Wednesday, February 5, 2014

"Urban Planning" is NOT Cultural Planning - Which Deserves A Far Richer Toolkit If We Are To Steer Our Cultural Growth More Productively

London street growth from 1786 to 2010.



From a study of physical infrastructure growth patterns.

This is an interesting map, of course, yet it misses the more important question of Cultural Planning, not just Urban Planning.

To steer our own, zooming growth of both population and citizen capabilities, it would sure be nice to have some visual maps of Cultural Organization. Not physical infrastructure maps, but maps of all the emerging inter-dependencies between all of our truly novel, emerging inventions.

Such "regulatory" maps or "Interactomes" are everywhere in the life sciences, but seem, perversely, to be largely banned from most policy and political practices (except where they are misused). With better, and more widely distributed Cultural Organization maps, our MiddleClass electorate might be less confused, distracted, divided and conquered by their own bevy of cultural parasites.




An interactome, with genes represented by text in boxes and interactions noted by lines between the genes.
We certainly need many more maps of Cultural Infrastructure, as a visual assessment tool.

Analogy?

Street growth & other changes in physical infrastructure represent the incidental noise broadcast by a growing culture, and do not map the inner infrastructure of the culture itself - at all.

In the 1830's, de Tocqueville supposedly noted with surprise - during his American travels - that US towns everywhere averaged ~6 civic organizations that literally everyone belonged to one or the other of (Farming networks weren't far behind, with their granges, co-ops, fellowships and various church-based and other initiatives). Participation in multiple such organizations served to bind the affinity & coordination, of communities, and both preserve and grow the agility and maneuverability of American populations.

European populations of the day had long since gotten used to remote, aristocrat "authorities" doing their thinking for them.
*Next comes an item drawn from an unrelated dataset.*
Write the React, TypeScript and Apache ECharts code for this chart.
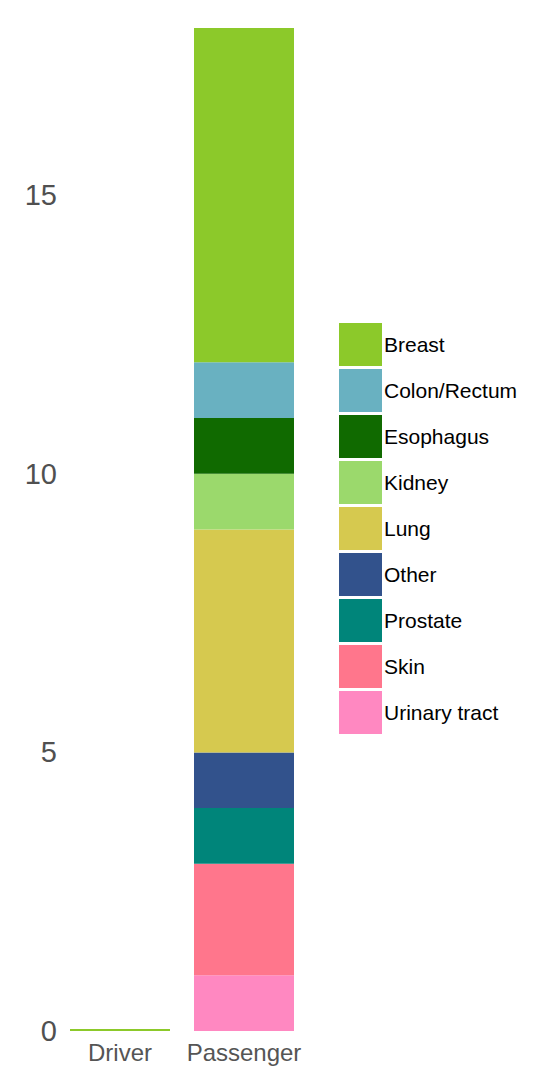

Early American populations had to think for themselves, and thrived because of it. Not any more?

Many citizens have a vague sense that much of our Cultural Infrastructure declines as physical infrastructure grows - yet we lack visual feedback tools such as maps, to graphically convey that degradation of inter-dependency management so that we're more easily motivated to develop needed checks & balances. Without rapid, pervasive feedback and assessment methods, it becomes increasingly difficult to manage a culture that is both growing and diversifying rapidly.

As self-governance methods tends towards leaner, more brittle & less distributed "Central Planning," it is our quality of distributed decision-making that declines. In the process, the very nature of lean, Central Planning defeats it's avowed purpose, and steadily degrades the maneuverability of a democracy, and the agility of electorates.

We need culture maps and other assessment tools, to monitor and manage Cultural Infrastructure, not just physical infrastructure.

Surely some fledgling examples already exist? Are there any Cultural Infrastructure maps, similar to the street maps and bio-regulatory maps above?

Has anyone already visualized our Cultural Interactome? Or has that been banned by the Koch Brothers?